Scientific classification
- Kingdom: Plantae
- Clade: Tracheophytes
- Clade: Angiosperms
- Clade: Eudicots
- Order: Proteales
- Family: Proteaceae
- Genus: Spatalla
- Species: S. longifolia
- Binomial name: Spatalla longifolia Salisb. ex Knight
- Synonyms: Protea nivea (R.Br.) Poir. ; Spatalla nivea R.Br. ;

= Spatalla longifolia =

- Genus: Spatalla
- Species: longifolia
- Authority: Salisb. ex Knight
- Conservation status: EN

Species of flowering plant

Spatalla longifolia, the pink-stalked spoon, is a flower-bearing shrub that belongs to the genus Spatalla. It forms a part of the fynbos. The plant is native to the Western Cape of South Africa where it is found in the Hottentots-Holland Mountains; from Franschhoek and Villiersdorp to the Kleinmond Mountains.

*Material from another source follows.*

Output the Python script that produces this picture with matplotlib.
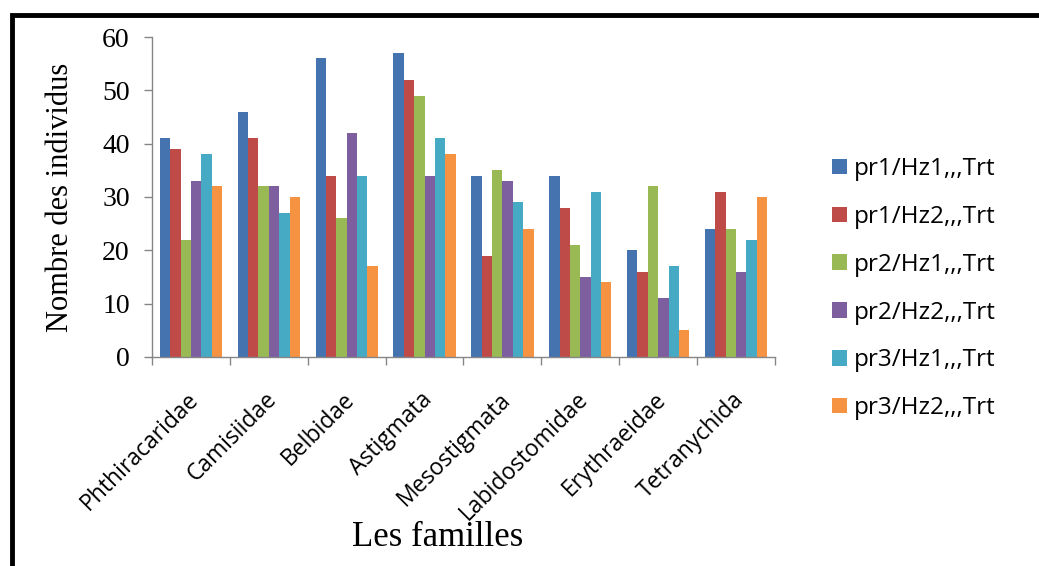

The shrub grows erect and 1 m tall and flowers from August to November. The plant dies after a fire but the seeds survive. The plant is bisexual and is pollinated by insects. Two months after the plant has flowered, the ripe seeds fall to the ground where they are spread by ants. The plant grows on rocky slopes in sandstone soil at elevations of 300 - 915 m.